Johnston, born in England in 1981, first came to the United States at the age of 16, when he was invited to perform at Tanglewood, and the following year attended the Bowdoin Summer Music Festival. Johnston chose to study at Eastman having heard about his mentor, and now colleague, Steven Doane on his previous trips to the States. It soon became clear that Eastman was the perfect place to study, not least because of its reputation as one of the leading institutions in the States. He also has other connections here, having studied privately on a few occasions with the legendary cellist of the Beaux Art Trio, the late Bernard Greenhouse.
Studying abroad provided an entirely unique music education. “I felt I had an opportunity to have a focus here at Eastman. It was a time to get away and focus deeply on my playing as well as academic understanding of music. I also greatly enjoyed the humanities courses.” He adds, “The lovely thing about America to me is that I got a different perspective on things. This sense of discovery and adventure – hearing some of the greats live, like Joshua Bell, Itzhak Perlman, Yo-Yo Ma – really inspired and shaped my learning.”
As an Eastman master’s student, Johnston was surrounded by like-minded students. “That crop of cellists – we all had a similar approach whilst maintaining our own individual voice on the instrument. We were all taught by the same professor, listening and supporting each other each week in studio class. We learnt from each other as much as from our professor, which was always encouraged. To think for ourselves.”
Johnston reflected on his first year as a freshman: how they all played a cycle of quartets by Bartók; listening to the Ying Quartet playing on the Eastman-Ranlet chamber music series; and how getting to know his fellow students as true colleagues shaped his experience. “There is a unique sense of community and camaraderie here at Eastman. Everything is very connected and engaging.”
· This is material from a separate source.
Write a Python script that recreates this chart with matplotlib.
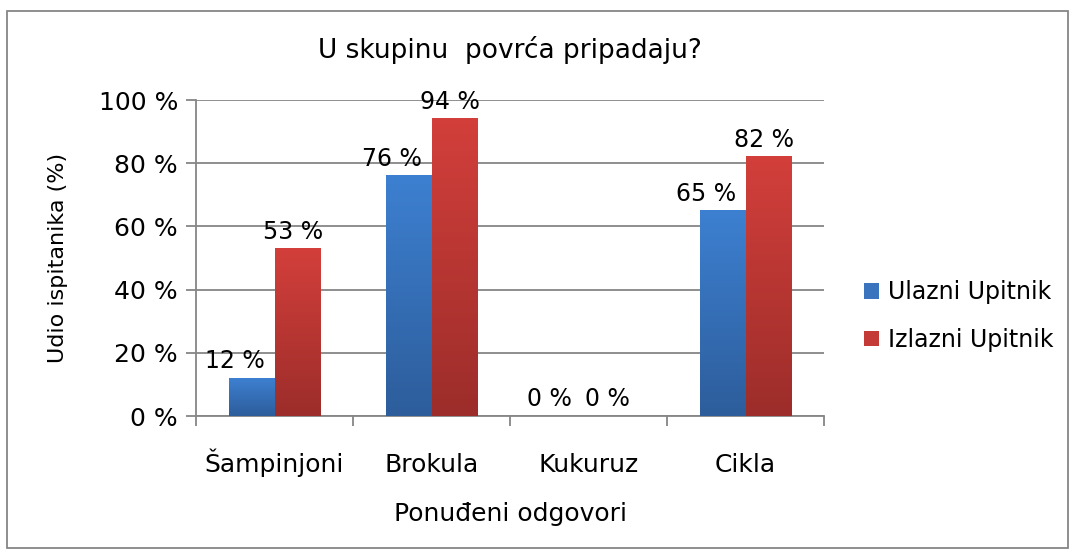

Johnston continued, “You always felt you were being nurtured; you were never left behind.” He laughed and added, “I had great fun socially as well.” Johnston recalled falling in love for the first time at Eastman, and how he couldn’t believe fifteen years have passed since being a student, during which time he has been living the dream performing and teaching around the world.
Johnston was here a few months ago, taking part in auditions for incoming students, eager to fill the next class of cellists. “To be returning and collaborating with past mentors and professors — it’s sinking in what an opportunity it is. But also, I feel a great responsibility to the students to impart what I’ve learned. I want them to grow and develop and think for themselves as artists.” Johnston’s hope for incoming students is that they will develop the same sense of community and support with their peers and faculty. He recalls, “I remember Steve Doane welcoming us, and feeling his warmth and spirit. The fact that he’s now a mentor and colleague is really a dream.”
Johnston plans to keep very busy while he’s here. His plans include keeping up his solo and chamber performances, as he’s never toured or performed in the States. He’s looking forward to working with old and new colleagues, recruiting students at various musical institutions and bringing the influences and energy back to Eastman. He also wishes to continue to connect with his roots back in the United Kingdom where he will continue to be a Guest Professor at the Royal Academy of Music and direct his festival at the historic Hatfield House, where Elizabeth I was told she was to be made Queen. Johnston also hopes to encourage more exchanges for Eastman faculty members and students with the Royal Academy of Music in London.
For Johnston, Eastman as an institution provided him with a perfect balance of academic and practical skills. “Eastman has given me an incredible work ethic. Everything I’ve gone on and done is largely thanks to what I’ve picked up here. It’s a happy full circle to be returning for this new chapter in my musical life. I owe a great deal to Eastman and am greatly looking forward to the new year ahead.”